If the officer writes you a ticket for a traffic violation, you will need to sign it and take a copy with you, and then you can resume your drive. Depending on the offense, you may have to get in the police officer’s car and be taken to the police station. However, if you have been charged with DWI (Driving While Intoxicated) or DUI (Driving Under the Influence) or something considered more serious than a traffic violation, the officer will likely have you get out of your car and demonstrate your sobriety, get handcuffed, etc. Once again, do not attempt to resist arrest or act out in anger towards the officer.
When making an arrest, the officer will read you your rights and let you know what will happen next. Pay attention and comply with the officer’s instructions.
You will hear car horns far less frequently in the U.S. than in many other countries. The larger the town or city you live in, the more horns you will hear. Do not blast your horn out of frustration or anger. If the driver in front of you has not noticed the light turn green, a light tap on the horn will alert him/her without causing annoyance.
With more and more people driving, we experience more and more traffic, resulting in longer commutes, shorter tempers and irritated drivers. For someone having a bad day, the slightest infraction can tip them off and trigger outrage. Do not take out your frustrations and aggression on other drivers. You never know how someone might react, so don’t take any chances in engaging with another driver.

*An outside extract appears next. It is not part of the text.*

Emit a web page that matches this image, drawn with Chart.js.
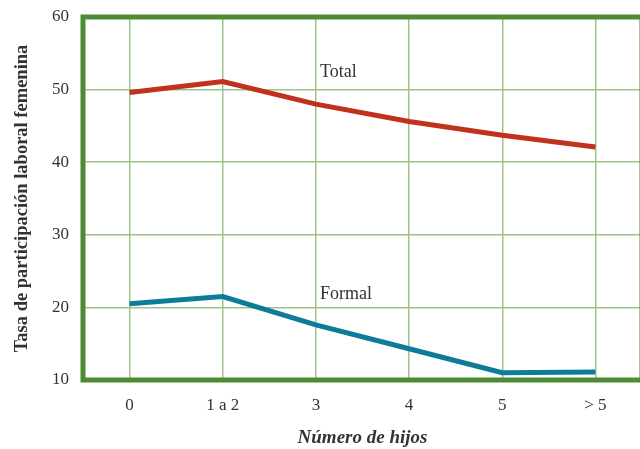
<!DOCTYPE html>
<html>
<head>
<meta charset="utf-8">
<script src="https://cdn.jsdelivr.net/npm/chart.js@4/dist/chart.umd.min.js"></script>
<style>
  html, body { margin: 0; padding: 0; background: #fff; overflow: hidden; }
  #wrap { width: 640px; height: 449px; overflow: hidden; position: relative; }
  #wrap canvas { position: absolute; left: 0; top: 0; }
</style>
</head>
<body>
<div id="wrap"><canvas id="c" width="650" height="449"></canvas></div>
<script>
// Número de hijos (categories)
const categories = ['0', '1 a 2', '3', '4', '5', '> 5'];
// Tasa de participación laboral femenina (%)
const totalRate  = [49.6, 51.1, 48.0, 45.6, 43.7, 42.1];
const formalRate = [20.5, 21.5, 17.6, 14.3, 11.0, 11.1];
// Axis range
const yMin = 10, yMax = 60, yStep = 10;
// Inline series labels: [text, category index, value]
const seriesLabels = [['Total', 2, 52.4], ['Formal', 2, 21.8]];

const FRAME = '#4f8a35';
const GRID = '#9dc38b';
const TEXT = '#333333';
const SERIF = '"Liberation Serif", "DejaVu Serif", serif';

const frameAndLabels = {
  id: 'frameAndLabels',
  afterDatasetsDraw(chart) {
    const { ctx, chartArea: a, scales: { x, y } } = chart;
    ctx.save();
    ctx.strokeStyle = FRAME;
    ctx.lineWidth = 5;
    ctx.strokeRect(a.left, a.top, a.right - a.left, a.bottom - a.top);
    ctx.fillStyle = TEXT;
    ctx.font = '18px ' + SERIF;
    ctx.textAlign = 'left';
    ctx.textBaseline = 'middle';
    seriesLabels.forEach(([t, i, v]) => {
      ctx.fillText(t, x.getPixelForValue(i) + 4, y.getPixelForValue(v));
    });
    ctx.restore();
  }
};

new Chart(document.getElementById('c'), {
  type: 'line',
  data: {
    labels: categories,
    datasets: [
      { label: 'Total', data: totalRate, borderColor: '#c2311d', borderWidth: 5, pointRadius: 0, tension: 0, fill: false },
      { label: 'Formal', data: formalRate, borderColor: '#0e7b99', borderWidth: 5, pointRadius: 0, tension: 0, fill: false }
    ]
  },
  options: {
    responsive: false,
    animation: false,
    layout: { padding: { top: 17, right: 8, left: 0, bottom: 0 } },
    plugins: { legend: { display: false }, tooltip: { enabled: false } },
    scales: {
      x: {
        offset: true,
        grid: { offset: false, color: GRID, lineWidth: 1.5, drawTicks: false },
        border: { display: false },
        ticks: { color: TEXT, font: { family: SERIF, size: 17 }, padding: 15 },
        title: { display: true, text: 'Número de hijos', color: TEXT, font: { family: SERIF, size: 19, weight: 'bold', style: 'italic' }, padding: { top: 11, bottom: 0 } },
        afterFit(s) { s.height = 69; s.paddingLeft = 0; s.paddingRight = 0; }
      },
      y: {
        min: yMin, max: yMax,
        grid: { color: GRID, lineWidth: 1.5, drawTicks: false },
        border: { display: false },
        ticks: { stepSize: yStep, color: TEXT, font: { family: SERIF, size: 17 }, padding: 14 },
        title: { display: true, text: 'Tasa de participación laboral femenina', color: TEXT, font: { family: SERIF, size: 18.5, weight: 'bold' }, padding: { top: 11, bottom: 4 } },
        afterFit(s) { s.width = 83; s.paddingTop = 0; s.paddingBottom = 0; }
      }
    }
  },
  plugins: [frameAndLabels]
});
</script>
</body>
</html>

Some roads across the country have a specially marked bike lane for those riding bicycles. This simply allows a narrow lane on the right side of the road that gives bikers a portion of the paved portion of the road which drivers should not traverse.
Freeways and some highways provide Rest Areas at various intervals along the road. The pull-off spaces give travelers an opportunity to stretch their legs, use the bathroom, have a picnic, get a drink (water at a drinking fountain, or a canned/bottled drink from a machine), or a snack (again from a machine).